Hacker News new | ask | show | jobs
by cyberferret 2554 days ago
Basic rudimentary 'stick and rudder' flying skills was a big factor in AF447's crash. All old school pilots know that when you aircraft is in a nose high stall condition, you never keep pulling back on the stick, but instead push it forwards to lower the nose and get the wings flying again.

The fact that the co-pilot in question kept holding the stick to the back stops was the main reason that the aircraft wallowed into the sea. Weirdly, he did let go of the stick for a brief few seconds, which was the only time during the harrowing descent that the aircraft started to behave normally, but then he pulled it back and held it back right up until impact.
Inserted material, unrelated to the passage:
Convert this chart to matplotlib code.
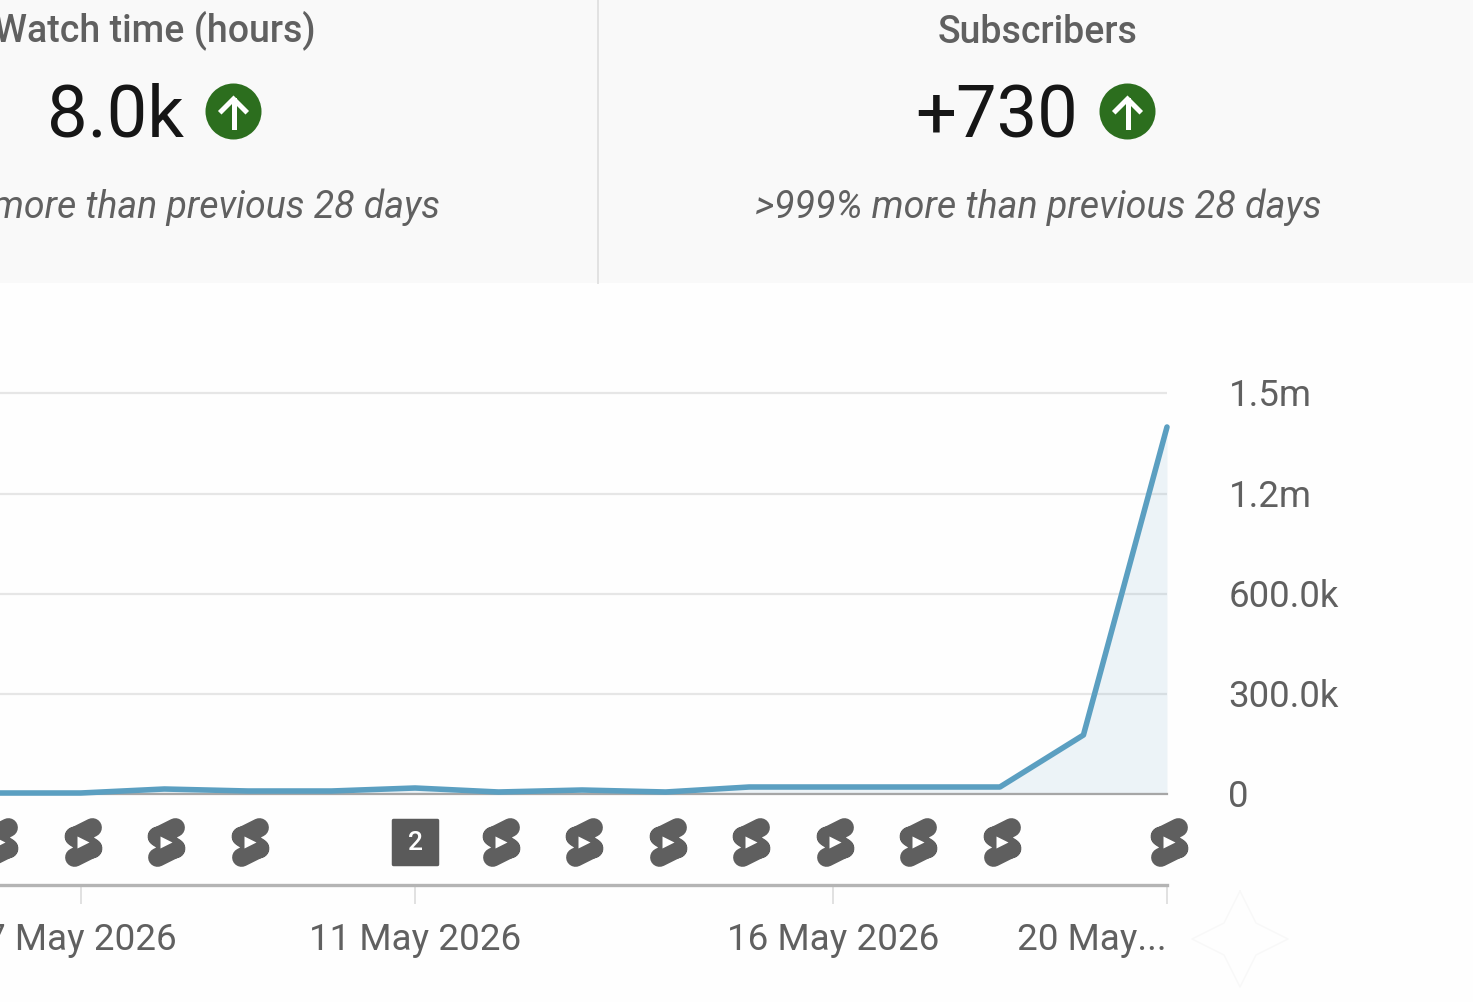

Yep, the aircraft could have ignored these inputs, but the inputs are counter to what any reasonably skilled pilot would have done. (Note: Different to the MAX crashes where pulling back on the stick under speed IS the accepted way to stop a descent.)

3 comments

Part of the issue may have been that the plane had slowed down so much that the stall warning stopped (it disengages below a certain airspeed apparently). When he stopped pulling up, the plane sped up and the stall warning started again. Pull up again, plane slows down, stall warning stops.
I wonder if something about this system was changed after that incident - why not keep sounding the stall alarm if the plane ends up outside the flight/sensor envelope? Can’t you assume that it didn’t magically cross the stall zone back into normal flight?
No, because an equally (probably more) likely scenario is that the relevant sensors are giving bad readings.
Basic rudimentary 'stick and rudder' flying skills was a big factor in AF447's crash. All old school pilots know that when you aircraft is in a nose high stall condition, you never keep pulling back on the stick, but instead push it forwards to lower the nose and get the wings flying again.

Except on an Airbus. If the plane is in "normal law", it won't go into a stall condition. Here's the Airbus training video.[1] Note, by the way, that the automatic recovery includes going to full throttle. The throttle levers don't move, though. Unlike Boeing, where the levers are moved by the computers and the pilot can overpower that. In the 737 Max, though, it's worse, because the engines are mounted too high and full thrust pushes the nose down. So "full power and back off on the stick" will not work.

[1] https://youtu.be/G161aMYCzbQ?t=100

The engines in the MAX are still producing thrust below the centre of mass of the plane...how would this produce a nose down pitch at TOGA thrust?
Sorry, backwards.
>The fact that the co-pilot in question kept holding the stick to the back stops was the main reason that the aircraft wallowed into the sea. Weirdly, he did let go of the stick for a brief few seconds, which was the only time during the harrowing descent that the aircraft started to behave normally, but then he pulled it back and held it back right up until impact.

This description isn't consistent with what's in the accident report. Where are you sourcing it from?